On April 26, 2021, Maryland courts will transition into Phase 5 of its coronavirus phased reopening Plan, during which they will become fully operational. Although many attorneys are eager to resume standard practices, some have reservations due to challenges the reopening could present.
Recently, the MSBA surveyed members regarding their thoughts about vaccination efforts and the reopening of the courts. The survey revealed that one of the foremost concerns about courts reopening is how it will impact people’s health. Presently, approximately 30% of Marylanders are fully vaccinated. While many attorneys are among those vaccinated, members of their support staff and their clients are not. Several attorneys have also noted that they often work with interpreters and other outside contractors, some of whom have not yet been able to get vaccinated. Additionally, lawyers in numerous practice areas work with clients in underserved areas who do not have access to vaccines. Thus, although the health of practicing attorneys may be protected they may have to place the health of others in jeopardy to attend court proceedings.
The survey also demonstrated that not all attorneys wish to receive the vaccine. Some people have noted that the vaccines are experimental and underwent a relatively short testing period, and they have uncertainties regarding their safety. For example, many people have opted not to receive them due to the lack of information regarding the long-term effects of the vaccines, or the potential health risks for women of childbearing age.
Many of those with pre-existing medical conditions also object to the idea of having to disclose private health issues to their clients or the court in order to obtain permission to deviate from the current procedures. Others have religious objections to vaccinations or are precluded from taking them due to underlying health conditions. Regardless of their reasons for declining to receive a vaccine, unvaccinated attorneys may nonetheless face the risk of contracting the coronavirus if they are compelled to interact with people in the courthouses.
Recent articles in the New York Times and the Baltimore Sun revealed that many practitioners are apprehensive about the impact pandemic-related safety measures may have on cases as well. Although they recognize the value of resuming in-person trials and hearings, they are worried that doing so with restrictions could unjustly impair their ability to fully protect the interests of their clients.
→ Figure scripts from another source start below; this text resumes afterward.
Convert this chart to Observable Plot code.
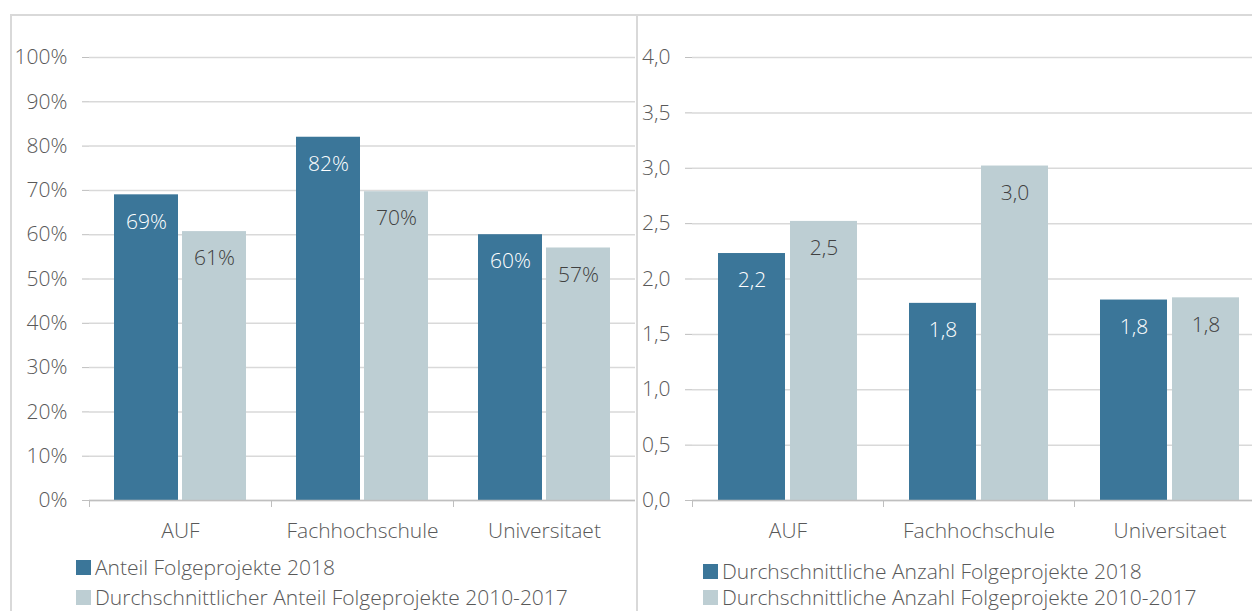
<!DOCTYPE html>
<html>
<head>
<meta charset="utf-8">
<script src="https://cdn.jsdelivr.net/npm/d3@7"></script>
<script src="https://cdn.jsdelivr.net/npm/@observablehq/plot@0.6"></script>
<style>
  body { margin: 0; background: #fff; }
  #wrap { position: relative; width: 1252px; height: 611px; overflow: hidden; font-family: "Open Sans", sans-serif; font-weight: 300; color: #595959; }
  .panel { position: absolute; top: 14px; height: 700px; box-sizing: border-box; border-left: 2px solid #d9d9d9; border-top: 2px solid #d9d9d9; }
  .panel svg { position: absolute; left: 0; top: 0; overflow: visible; }
  .legend { position: absolute; font-size: 21px; line-height: 1; white-space: nowrap; }
  .legend .item { position: absolute; left: 0; display: flex; align-items: center; height: 24px; }
  .legend .sw { width: 15px; height: 15px; margin-right: 4px; flex: none; }
</style>
</head>
<body>
<div id="wrap">
  <div class="panel" id="p1" style="left:10px; width:626px;"></div>
  <div class="panel" id="p2" style="left:636px; width:640px;"></div>
</div>
<script>
const categories = ["AUF", "Fachhochschule", "Universitaet"];

const leftSeries = ["Anteil Folgeprojekte 2018", "Durchschnittlicher Anteil Folgeprojekte 2010-2017"];
const leftValues2018 = [0.69, 0.82, 0.60];
const leftValuesAvg = [0.607, 0.697, 0.57];
const leftTicks = [0, 0.1, 0.2, 0.3, 0.4, 0.5, 0.6, 0.7, 0.8, 0.9, 1.0];

const rightSeries = ["Durchschnittliche Anzahl Folgeprojekte 2018", "Durchschnittliche Anzahl Folgeprojekte 2010-2017"];
const rightValues2018 = [2.23, 1.78, 1.81];
const rightValuesAvg = [2.52, 3.02, 1.83];
const rightTicks = [0, 0.5, 1.0, 1.5, 2.0, 2.5, 3.0, 3.5, 4.0];

const colors = ["#3b7699", "#bdced3"];
const pctFmt = v => Math.round(v * 100) + "%";
const decFmt = v => v.toFixed(1).replace(".", ",");

function panel({v2018, vAvg, series, ticks, fmt, width, height, marginLeft, marginTop, marginBottom, yMax}) {
  const data = categories.flatMap((c, i) => [
    {cat: c, series: series[0], value: v2018[i]},
    {cat: c, series: series[1], value: vAvg[i]}
  ]);
  const bw = (width - marginLeft) / categories.length;
  return Plot.plot({
    width, height, marginLeft, marginRight: 0, marginTop, marginBottom,
    style: {fontFamily: "'Open Sans', sans-serif", fontSize: "21px", fontWeight: 300, color: "#595959", background: "transparent", overflow: "visible"},
    fx: {domain: categories, padding: 0, label: null},
    x: {domain: series, paddingInner: 0.065, paddingOuter: 0.355, axis: null},
    y: {domain: [0, yMax], label: null},
    color: {domain: series, range: colors},
    marks: [
      Plot.gridY(ticks, {stroke: "#d9d9d9", strokeOpacity: 1, strokeWidth: 1.5}),
      Plot.barY(data, {fx: "cat", x: "series", y: "value", fill: "series"}),
      Plot.text(data.filter(d => d.series === series[0]), {fx: "cat", x: "series", y: "value", text: d => fmt(d.value), dy: 27, fill: "#ffffff", fontSize: 21}),
      Plot.text(data.filter(d => d.series === series[1]), {fx: "cat", x: "series", y: "value", text: d => fmt(d.value), dy: 27, fill: "#404040", fontSize: 21}),
      Plot.ruleY([0], {stroke: "#bfbfbf", strokeWidth: 1.5}),
      Plot.axisY(ticks, {tickFormat: fmt, tickSize: 7, tickPadding: 15, stroke: "#bfbfbf", fill: "#595959", line: true, label: null}),
      Plot.axisFx({anchor: "bottom", tickSize: 0, tickPadding: 23, fill: "#595959", label: null}),
      Plot.axisFx({anchor: "bottom", tickSize: 7, text: null, dx: -bw / 2, stroke: "#bfbfbf", label: null})
    ]
  });
}

function legend(el, series, left, top, gap) {
  const lg = document.createElement("div");
  lg.className = "legend";
  lg.style.left = left + "px";
  lg.style.top = top + "px";
  series.forEach((s, i) => {
    const it = document.createElement("div");
    it.className = "item";
    it.style.top = (i * gap) + "px";
    const sw = document.createElement("span");
    sw.className = "sw";
    sw.style.background = colors[i];
    const tx = document.createElement("span");
    tx.textContent = s;
    it.appendChild(sw); it.appendChild(tx);
    lg.appendChild(it);
  });
  el.appendChild(lg);
}

const p1 = document.getElementById("p1");
p1.appendChild(panel({v2018: leftValues2018, vAvg: leftValuesAvg, series: leftSeries, ticks: leftTicks, fmt: pctFmt,
  width: 623, height: 530, marginLeft: 77, marginTop: 41, marginBottom: 46, yMax: 1}));
legend(p1, leftSeries, 64, 539, 30);

const p2 = document.getElementById("p2");
p2.appendChild(panel({v2018: rightValues2018, vAvg: rightValuesAvg, series: rightSeries, ticks: rightTicks, fmt: decFmt,
  width: 627, height: 530, marginLeft: 54, marginTop: 41, marginBottom: 46, yMax: 4}));
legend(p2, rightSeries, 65, 543, 26);
</script>
</body>
</html>
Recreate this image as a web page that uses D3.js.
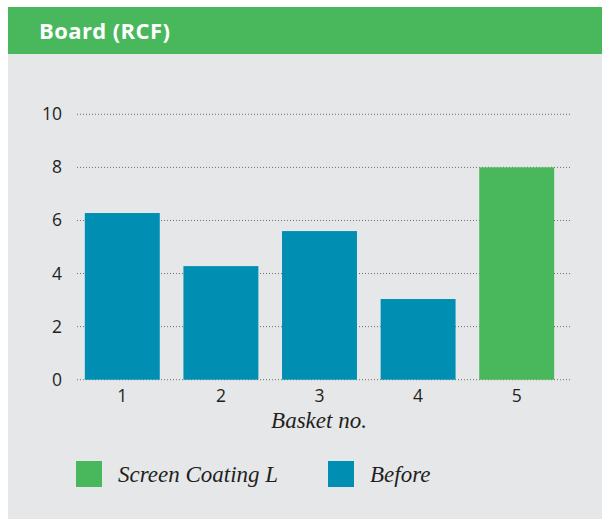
<!DOCTYPE html>
<html>
<head>
<meta charset="utf-8">
<script src="https://cdn.jsdelivr.net/npm/d3@7"></script>
<style>
  body { margin: 0; background: #fff; }
  #chart { width: 602px; height: 519px; }
</style>
</head>
<body>
<div id="chart"></div>
<script>
const width = 602,
    height = 519;

// data
const baskets = ["1", "2", "3", "4", "5"];
const values = [6.28, 4.28, 5.6, 3.04, 8.0];
const series = ["Before", "Before", "Before", "Before", "Screen Coating L"];
const yTicks = [0, 2, 4, 6, 8, 10];
const legendItems = ["Screen Coating L", "Before"];

const green = "#49b85c",
    blue = "#008fb3";

let svg = d3.select('#chart').append('svg')
    .attr('width', width)
    .attr('height', height);

// panel
svg.append("rect")
    .attr("x", 8).attr("y", 54)
    .attr("width", width - 8).attr("height", height - 54)
    .attr("fill", "#e6e7e9");

svg.append("rect")
    .attr("x", 8).attr("y", 7)
    .attr("width", width - 8).attr("height", 47)
    .attr("fill", green);

svg.append("text")
    .attr("x", 39).attr("y", 39)
    .attr("fill", "#fff")
    .style("font-family", "'Open Sans', sans-serif")
    .style("font-weight", "700")
    .style("font-size", "22px")
    .style("letter-spacing", "0.4px")
    .text("Board (RCF)");

// scales
let x = d3.scaleBand()
    .domain(baskets)
    .range([73, 566])
    .paddingInner(0.24)
    .paddingOuter(0.12);

let y = d3.scaleLinear()
    .domain([0, 10])
    .range([379.7, 114.3]);

let color = d3.scaleOrdinal()
    .domain(legendItems)
    .range([green, blue]);

// gridlines
svg.append("g")
    .selectAll("line")
    .data(yTicks)
    .enter()
    .append("line")
    .attr("x1", 77).attr("x2", 570)
    .attr("y1", d => y(d)).attr("y2", d => y(d))
    .attr("stroke", "#6d6e70")
    .attr("stroke-width", 1)
    .attr("stroke-dasharray", "1,2");

// y axis labels
svg.append("g")
    .selectAll("text")
    .data(yTicks)
    .enter()
    .append("text")
    .attr("x", 62)
    .attr("y", d => y(d) + 6)
    .attr("text-anchor", "end")
    .attr("fill", "#231f20")
    .style("font-family", "'Open Sans', sans-serif")
    .style("font-size", "17.5px")
    .text(d => d);

// bars
svg.append("g")
    .selectAll("rect")
    .data(values)
    .enter()
    .append("rect")
    .attr("x", (d, i) => x(baskets[i]))
    .attr("width", x.bandwidth())
    .attr("y", d => y(d))
    .attr("height", d => y(0) - y(d))
    .attr("fill", (d, i) => color(series[i]));

// x labels
svg.append("g")
    .selectAll("text")
    .data(baskets)
    .enter()
    .append("text")
    .attr("x", d => x(d) + x.bandwidth() / 2)
    .attr("y", 402)
    .attr("text-anchor", "middle")
    .attr("fill", "#231f20")
    .style("font-family", "'Open Sans', sans-serif")
    .style("font-size", "17.5px")
    .text(d => d);

svg.append("text")
    .attr("x", 319).attr("y", 428)
    .attr("text-anchor", "middle")
    .attr("fill", "#231f20")
    .style("font-family", "'Liberation Serif', serif")
    .style("font-style", "italic")
    .style("font-size", "23px")
    .text("Basket no.");

// legend
let legend = svg.append("g")
    .selectAll("g")
    .data(legendItems)
    .enter()
    .append("g")
    .attr("transform", (d, i) => "translate(" + [76, 328][i] + ",461)");

legend.append("rect")
    .attr("width", 26).attr("height", 26)
    .attr("fill", d => color(d));

legend.append("text")
    .attr("x", 42).attr("y", 21)
    .attr("fill", "#231f20")
    .style("font-family", "'Liberation Serif', serif")
    .style("font-style", "italic")
    .style("font-size", "23px")
    .text(d => d);
</script>
</body>
</html>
It has been noted that masks may make it more difficult to gauge the credibility of witnesses or to determine what impact testimony or evidence has on jurors and judges.
There are also concerns that the pandemic will adversely affect jury selection, as many jurors may be afraid to serve due to concerns about potential exposure to COVID-19. In turn, this could result in a smaller and less diverse jury pool, potentially impair the right of both criminal defendants and civil litigants to a trial before a jury of their peers. Among those surveyed by the MSBA, some lawyers noted that while virtual proceedings are available in many courts, they that it is prejudicial to their clients to not have them physically present, especially during cross-examination and questioning of other witnesses.